Fim da “saidinha temporária”: quando o remédio vira veneno
Por Paulo Sérgio de Oliveira[1]
A preocupante aprovação pelo Senado Federal do texto-base do Projeto de Lei 2.253/2022, que extingue as saídas temporárias dos presos que cumprem as penas em regime semiaberto, acionou um alerta na comunidade jurídica, especialmente aos dedicados à seara criminal e entidades sérias como o IBCCRIM e o IDDD.
Como se sabe, propostas como esta costumam voltar aos holofotes em anos de eleições. Este projeto de lei teve origem no antigo PL 583/2011, ou seja, estava adormecido há muito tempo nas gavetas do Legislativo Federal. Como bem desenhado no artigo do Carlos Eduardo Machado e Ignácio Machado, na Conjur de 18.02.2024, foi o apelo populista que o fez voltar a tramitar, porém, agora de forma ainda mais desastrosa, pois, ao ter recebido aprovação de urgência, suprimiu a deliberação pela Comissão de Constituição e Justiça.
O fato é que, para muito além de todos os retrocessos que isto representa, em termos de um caminhar para a ressocialização dos presos, preocupa ainda os efeitos deletérios que tal alteração legislativa poderá produzir nos superlotados interiores das penitenciárias.
Nada passa alheio ao sistema penitenciário como um todo. Não diferente, os eventos que ocorrem no interior dos presídios produzem uma comoção popular e, por consequência, propostas de recrudescimento penal. Na via oposta – num cenário onde, inegavelmente, facções dominam as cadeias – o tolhimento de benefícios aos presos poderá produzir efeitos nefastos dentro e fora das prisões.
Nos filiamos aos que entendem que não deveria ser suprimido o benefício das saídas temporárias de presos.
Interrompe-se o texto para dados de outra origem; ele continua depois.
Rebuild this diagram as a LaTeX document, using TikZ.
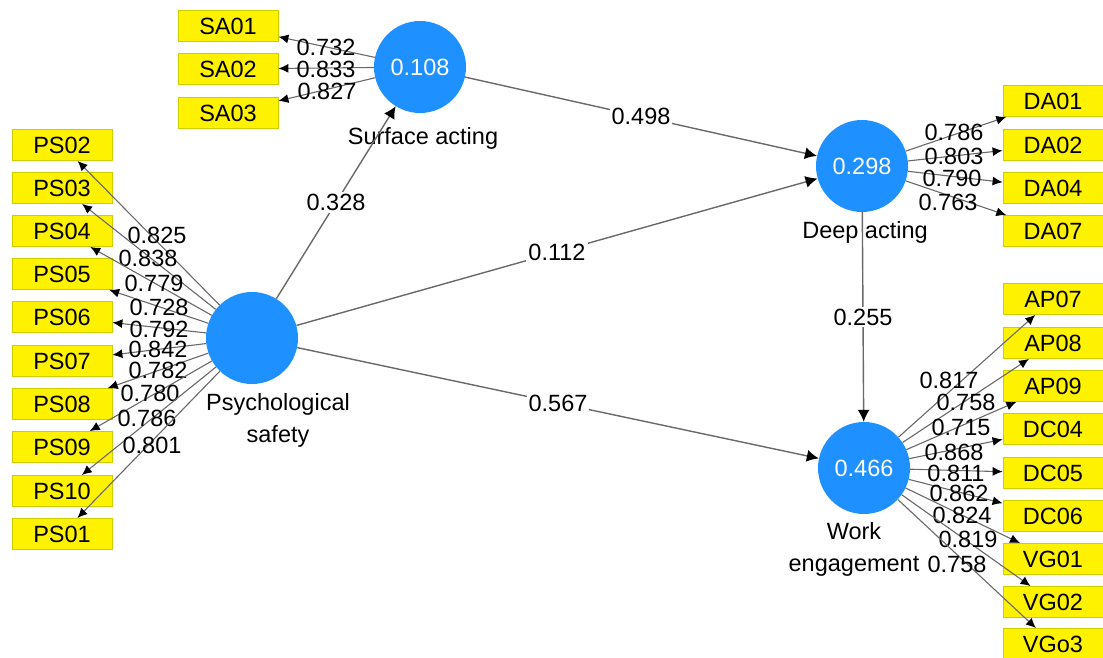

Entretanto, partindo do pressuposto em que o que poderia justificar o tolhimento das chamadas “saidinhas” é o ínfimo número de casos em que os beneficiários cometem novos crimes no período em que desfrutam destes períodos, ou ainda, pela também escassa proporção de presos que não se apresentam nos retornos ao Sistema, há que se buscar alternativas que possam produzir efeitos direcionados apenas aos que fogem à regra geral. Assim, responde-se ao problema ser criar outros ainda mais graves.
Embora contrário ao recrudescimento das normais penais populistas, entendemos que poderia haver, a partir da nossa máxima: “entre o ideal e o razoável”, uma proposta que criasse, por exemplo, a “agravante” em crimes cometidos no período em que o réu estivesse em gozo da saída temporária. Algo como uma nova letra no inciso II do art. 61, do Código Penal. V.g.: Art. 61, II, “k”: “durante o período em que o agente estivesse em gozo de saída temporária”.
No tocante ao não retorno do preso após o período da “saidinha”, a nossa legislação já contempla as consequências, se mostrando desnecessário qualquer incremento legislativo, pois, dentro do processo da execução penal, garantindo-se a ampla defesa, poderá o juiz das execuções impor ao apenado que comete falta grave, o regresso ao regime fechado e ainda, a perda dos dias eventualmente remidos.
Enfim, este despretensioso artigo, obviamente não traz uma solução mágica para os problemas decorrentes do debate sobre as saídas temporárias de presos do regime semiaberto, mas busca mais do que criticar vieses, propor um ponto de equilíbrio e razoabilidade para o problema, na velha perspectiva utópica de que os nossos legisladores acessem e reflitam sobre a nossa proposta.
[1] Advogado criminalista. Mestre em Direito pela Universidade de Franca. Pós-graduado em Direito Penal Econômico pela Universidade de Coimbra. Professor de Direito Processual Penal. Ex-diretor do IBCCRIM, associado da Abracrim e membro do IDDD.